- [DIRECTIVE]
Drop every picture. Then return, exactly, the lines from the beginning of the listing below through the one containing "(qtyJ) at (27,347)".

- [DATA LINES]
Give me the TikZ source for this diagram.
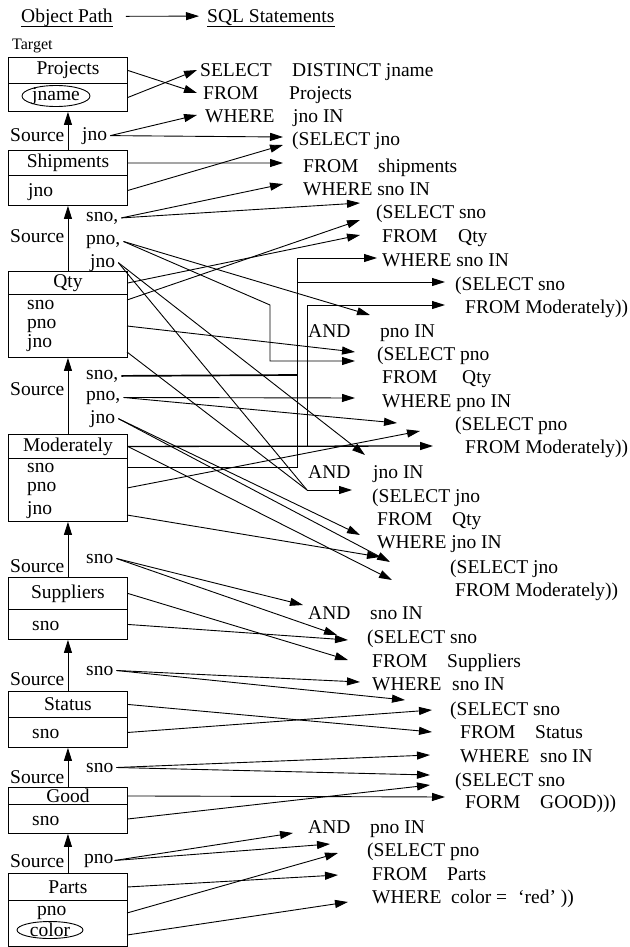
\documentclass[tikz,border=0pt]{standalone}
\usepackage{fontspec}
\setmainfont{Liberation Serif}
\usetikzlibrary{arrows.meta}
\begin{document}
\begin{tikzpicture}[x=1pt,y=-1pt,
  every node/.style={inner sep=0pt, font=\fontsize{19.5}{23}\selectfont},
  txt/.style={anchor=base west},
  box/.style={draw, line width=0.9pt, minimum width=119pt, anchor=north west},
  ln/.style={line width=0.9pt},
  arr/.style={line width=0.9pt, -{Triangle[length=13pt,width=8pt]}},
  thk/.style={line width=1.7pt},
]
\useasboundingbox (0,0) rectangle (629,947);
% ---------- title ----------
\node[txt] (op) at (21,23) {Object Path};
\node[txt] (sq) at (207,23) {SQL Statements};
\draw[ln] ([yshift=-3pt]op.base west) -- ([yshift=-3pt]op.base east);
\draw[ln] ([yshift=-3pt]sq.base west) -- ([yshift=-3pt]sq.base east);
\draw[arr] ([xshift=13pt,yshift=2pt]op.east) -- ([xshift=-8pt,yshift=2pt]sq.west);
\node[txt, font=\fontsize{16}{18}\selectfont] (target) at (12,50) {Target};
% ---------- boxes ----------
\node[box, minimum height=26pt] (projH) at (8,57) {Projects};
\node[box, minimum height=28pt] (projB) at (8,83) {};
\draw[ln] (56,96) ellipse [x radius=34, y radius=10.5];
\node (jname) at (56,96) {jname};

\node[box, minimum height=25pt] (shipH) at (8,150) {Shipments};
\node[box, minimum height=30pt] (shipB) at (8,175) {};
\node[txt] (shipJ) at (28,196) {jno};

\node[box, minimum height=23pt] (qtyH) at (8,271) {Qty};
\node[box, minimum height=63pt] (qtyB) at (8,294) {};
\node[txt] (qtyS) at (27,309) {sno};
\node[txt] (qtyP) at (27,328) {pno};
\node[txt] (qtyJ) at (27,347) {jno};

\node[box, minimum height=24pt] (modH) at (8,434) {Moderately};
\node[box, minimum height=63pt] (modB) at (8,458) {};
\node[txt] (modS) at (27,472) {sno};
\node[txt] (modP) at (27,491) {pno};
\node[txt] (modJ) at (27,514) {jno};

\node[box, minimum height=32pt] (supH) at (8,577) {Suppliers};
\node[box, minimum height=30pt] (supB) at (8,609) {};
\node[txt] (supS) at (32,630) {sno};

\node[box, minimum height=26pt] (staH) at (8,691) {Status};
\node[box, minimum height=30pt] (staB) at (8,717) {};
\node[txt] (staS) at (32,738) {sno};

\node[box, minimum height=17pt] (gooH) at (8,787) {Good};
\node[box, minimum height=29pt] (gooB) at (8,804) {};
\node[txt] (gooS) at (32,825) {sno};

\node[box, minimum height=27pt] (parH) at (8,873) {Parts};
\node[box, minimum height=46pt] (parB) at (8,900) {};
\node[txt] (parP) at (37,915) {pno};
\draw[ln] (50,930) ellipse [x radius=33, y radius=8.5];
\node (color) at (50,930) {color};

% ---------- source arrows ----------
\draw[arr] (shipH.north) -- (projB.south);
\draw[arr] (qtyH.north) -- (shipB.south);
\draw[arr] (modH.north) -- (qtyB.south);
\draw[arr] (supH.north) -- (modB.south);
\draw[arr] (staH.north) -- (supB.south);
\draw[arr] (gooH.north) -- (staB.south);
\draw[arr] (parH.north) -- (gooB.south);
\node[txt] (src1) at (10,142) {Source};
\node[txt] (src2) at (10,242) {Source};
\node[txt] (src3) at (10,395) {Source};
\node[txt] (src4) at (10,572) {Source};
\node[txt] (src5) at (10,685) {Source};
\node[txt] (src6) at (10,783) {Source};
\node[txt] (src7) at (10,867) {Source};
% gap labels
\node[txt] (jno1) at (82,140) {jno};
\node[txt] (sno2) at (86,221) {sno,};
\node[txt] (pno2) at (86,244) {pno,};
\node[txt] (jno2) at (90,267) {jno};
\node[txt] (sno3) at (86,379) {sno,};
\node[txt] (pno3) at (86,400) {pno,};
\node[txt] (jno3) at (90,423) {jno};
\node[txt] (sno4) at (86,563) {sno};
\node[txt] (sno5) at (86,675) {sno};
\node[txt] (sno6) at (86,772) {sno};
\node[txt] (pno7) at (84,863) {pno};

% ---------- SQL text ----------
\node[txt] (q1a) at (200,77) {SELECT};  \node[txt] (q1b) at (292,77) {DISTINCT jname};
\node[txt] (q2a) at (203,100) {FROM};   \node[txt] (q2b) at (289,100) {Projects};
\node[txt] (q3a) at (205,122) {WHERE};  \node[txt] (q3b) at (293,122) {jno IN};
\node[txt] (q4) at (292,146) {(SELECT jno};
\node[txt] (q5a) at (303,172) {FROM};   \node[txt] (q5b) at (378,172) {shipments};
\node[txt] (q6) at (303,195) {WHERE sno IN};
\node[txt] (q7) at (376,218) {(SELECT sno};
\node[txt] (q8a) at (382,242) {FROM};   \node[txt] (q8b) at (458,242) {Qty};
\node[txt] (q9) at (382,266) {WHERE sno IN};
\node[txt] (q10) at (455,290) {(SELECT sno};
\node[txt] (q11) at (465,313) {FROM Moderately))};
\node[txt] (q12a) at (308,337) {AND};   \node[txt] (q12b) at (380,337) {pno IN};
\node[txt] (q13) at (377,360) {(SELECT pno};
\node[txt] (q14a) at (382,383) {FROM};  \node[txt] (q14b) at (462,383) {Qty};
\node[txt] (q15) at (382,407) {WHERE pno IN};
\node[txt] (q16) at (455,430) {(SELECT pno};
\node[txt] (q17) at (465,453) {FROM Moderately))};
\node[txt] (q18a) at (308,478) {AND};   \node[txt] (q18b) at (373,478) {jno IN};
\node[txt] (q19) at (372,502) {(SELECT jno};
\node[txt] (q20a) at (377,525) {FROM};  \node[txt] (q20b) at (452,525) {Qty};
\node[txt] (q21) at (377,548) {WHERE jno IN};
\node[txt] (q22) at (450,573) {(SELECT jno};
\node[txt] (q23) at (455,596) {FROM Moderately))};
\node[txt] (q24a) at (308,619) {AND};   \node[txt] (q24b) at (370,619) {sno IN};
\node[txt] (q25) at (367,643) {(SELECT sno};
\node[txt] (q26a) at (372,667) {FROM};  \node[txt] (q26b) at (447,667) {Suppliers};
\node[txt] (q27a) at (372,690) {WHERE}; \node[txt] (q27b) at (452,690) {sno IN};
\node[txt] (q28) at (450,715) {(SELECT sno};
\node[txt] (q29a) at (460,738) {FROM};  \node[txt] (q29b) at (535,738) {Status};
\node[txt] (q30a) at (460,762) {WHERE}; \node[txt] (q30b) at (540,762) {sno IN};
\node[txt] (q31) at (455,786) {(SELECT sno};
\node[txt] (q32a) at (465,808) {FORM};  \node[txt] (q32b) at (540,808) {GOOD)))};
\node[txt] (q33a) at (308,833) {AND};   \node[txt] (q33b) at (370,833) {pno IN};
\node[txt] (q34) at (367,856) {(SELECT pno};
\node[txt] (q35a) at (372,880) {FROM};  \node[txt] (q35b) at (447,880) {Parts};
\node[txt] (q36a) at (372,903) {WHERE}; \node[txt] (q36b) at (451,903) {color =};
\node[txt] (q36c) at (518,903) {‘red’ ))};

% ---------- coordinates ----------
\coordinate (qsE) at (127,300);
\coordinate (qpE) at (127,326);
\coordinate (qjE) at (127,352);
\coordinate (msE) at (127,467);
\coordinate (mpE) at (127,488);
\coordinate (mjE) at (127,515);
\coordinate (ppE) at (127,913);
\coordinate (pcE) at (127,935);

\coordinate (t1) at (197,93);
\coordinate (t2) at (197,70);
\coordinate (t3) at (197,115);
\coordinate (t4) at (283,137);
\coordinate (t5) at (283,145);
\coordinate (t6) at (283,163);
\coordinate (t7) at (283,184);
\coordinate (t8) at (360,203);
\coordinate (t9) at (360,235);
\coordinate (t10) at (360,220);
\coordinate (t11) at (370,315);
\coordinate (c12a) at (270,305);
\coordinate (c12b) at (270,361);
\coordinate (t12) at (355,361);
\coordinate (t13) at (355,352);
\coordinate (t14) at (365,455);
\coordinate (c15) at (307,490);
\coordinate (t15) at (352,490);
\coordinate (c16) at (297,375);
\coordinate (c17) at (297,467);
\coordinate (c18) at (297,258);
\coordinate (t18) at (377,258);
\coordinate (c19) at (297,282);
\coordinate (t19) at (445,282);
\coordinate (t20) at (433,446);
\coordinate (c21) at (307,446);
\coordinate (c22) at (307,305);
\coordinate (t22) at (445,305);
\coordinate (t23) at (355,398);
\coordinate (t24) at (397,423);
\coordinate (t25) at (420,431);
\coordinate (t26) at (392,580);
\coordinate (t27) at (360,535);
\coordinate (t28) at (390,562);
\coordinate (t29) at (380,557);
\coordinate (t30) at (303,605);
\coordinate (t31) at (337,635);
\coordinate (t32) at (348,660);
\coordinate (t33) at (348,640);
\coordinate (t34) at (360,682);
\coordinate (t35) at (405,700);
\coordinate (t36) at (432,732);
\coordinate (t37) at (432,710);
\coordinate (t38) at (430,755);
\coordinate (t39) at (430,775);
\coordinate (t40) at (445,797);
\coordinate (t41) at (430,785);
\coordinate (t42) at (293,833);
\coordinate (t43) at (330,844);
\coordinate (t44) at (338,875);
\coordinate (t45) at (338,853);
\coordinate (t46) at (348,902);

% ---------- connectors ----------
\draw[arr] (projH.east) -- (t1);
\draw[arr] (projB.east) -- (t2);
\draw[arr] ([xshift=3pt]jno1.east) -- (t3);
\draw[arr] ([xshift=3pt]jno1.east) -- (t4);
\draw[arr] (shipB.east) -- (t5);
\draw[arr] (shipH.east) -- (t6);
\draw[arr] ([xshift=3pt]sno2.east) -- (t7);
\draw[arr] ([xshift=3pt]sno2.east) -- (t8);
\draw[arr] (qtyH.east) -- (t9);
\draw[arr] (qsE) -- (t10);
\draw[arr] ([xshift=3pt]pno2.east) -- (t11);
\draw[arr] ([xshift=3pt]pno2.east) -- (c12a) -- (c12b) -- (t12);
\draw[arr] (qpE) -- (t13);
\draw[arr] ([xshift=3pt]jno2.east) -- (t14);
\draw[ln] ([xshift=3pt]jno2.east) -- (c15);
\draw[ln] (qjE) -- (c15);
\draw[arr] (c15) -- (t15);
\draw[thk] ([xshift=3pt]sno3.east) -- (c16);
\draw[ln] (msE) -- (c17) -- (c18);
\draw[arr] (c18) -- (t18);
\draw[arr] (c19) -- (t19);
\draw[arr, line width=1.3pt] (modH.east) -- (t20);
\draw[ln] (c21) -- (c22);
\draw[arr] (c22) -- (t22);
\draw[arr] ([xshift=3pt]pno3.east) -- (t23);
\draw[arr] ([xshift=3pt]pno3.east) -- (t24);
\draw[arr] (mpE) -- (t25);
\draw[arr] (modH.east) -- (t26);
\draw[arr] ([xshift=3pt]jno3.east) -- (t27);
\draw[arr] ([xshift=3pt]jno3.east) -- (t28);
\draw[arr] (mjE) -- (t29);
\draw[arr] ([xshift=3pt]sno4.east) -- (t30);
\draw[arr] ([xshift=3pt]sno4.east) -- (t31);
\draw[arr] (supH.east) -- (t32);
\draw[arr] (supB.east) -- (t33);
\draw[arr] ([xshift=3pt]sno5.east) -- (t34);
\draw[arr] ([xshift=3pt]sno5.east) -- (t35);
\draw[arr] (staH.east) -- (t36);
\draw[arr] (staB.east) -- (t37);
\draw[arr] ([xshift=3pt]sno6.east) -- (t38);
\draw[arr] ([xshift=3pt]sno6.east) -- (t39);
\draw[arr] (gooH.east) -- (t40);
\draw[arr] (gooB.east) -- (t41);
\draw[arr] ([xshift=1pt]pno7.east) -- (t42);
\draw[arr] ([xshift=1pt]pno7.east) -- (t43);
\draw[arr] (parH.east) -- (t44);
\draw[arr] (ppE) -- (t45);
\draw[arr] (pcE) -- (t46);
\end{tikzpicture}
\end{document}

- [COMPLETE OUTPUT]
Give me the TikZ source for this diagram.
\documentclass[tikz,border=0pt]{standalone}
\usepackage{fontspec}
\setmainfont{Liberation Serif}
\usetikzlibrary{arrows.meta}
\begin{document}
\begin{tikzpicture}[x=1pt,y=-1pt,
  every node/.style={inner sep=0pt, font=\fontsize{19.5}{23}\selectfont},
  txt/.style={anchor=base west},
  box/.style={draw, line width=0.9pt, minimum width=119pt, anchor=north west},
  ln/.style={line width=0.9pt},
  arr/.style={line width=0.9pt, -{Triangle[length=13pt,width=8pt]}},
  thk/.style={line width=1.7pt},
]
\useasboundingbox (0,0) rectangle (629,947);
% ---------- title ----------
\node[txt] (op) at (21,23) {Object Path};
\node[txt] (sq) at (207,23) {SQL Statements};
\draw[ln] ([yshift=-3pt]op.base west) -- ([yshift=-3pt]op.base east);
\draw[ln] ([yshift=-3pt]sq.base west) -- ([yshift=-3pt]sq.base east);
\draw[arr] ([xshift=13pt,yshift=2pt]op.east) -- ([xshift=-8pt,yshift=2pt]sq.west);
\node[txt, font=\fontsize{16}{18}\selectfont] (target) at (12,50) {Target};
% ---------- boxes ----------
\node[box, minimum height=26pt] (projH) at (8,57) {Projects};
\node[box, minimum height=28pt] (projB) at (8,83) {};
\draw[ln] (56,96) ellipse [x radius=34, y radius=10.5];
\node (jname) at (56,96) {jname};

\node[box, minimum height=25pt] (shipH) at (8,150) {Shipments};
\node[box, minimum height=30pt] (shipB) at (8,175) {};
\node[txt] (shipJ) at (28,196) {jno};

\node[box, minimum height=23pt] (qtyH) at (8,271) {Qty};
\node[box, minimum height=63pt] (qtyB) at (8,294) {};
\node[txt] (qtyS) at (27,309) {sno};
\node[txt] (qtyP) at (27,328) {pno};
\node[txt] (qtyJ) at (27,347) {jno};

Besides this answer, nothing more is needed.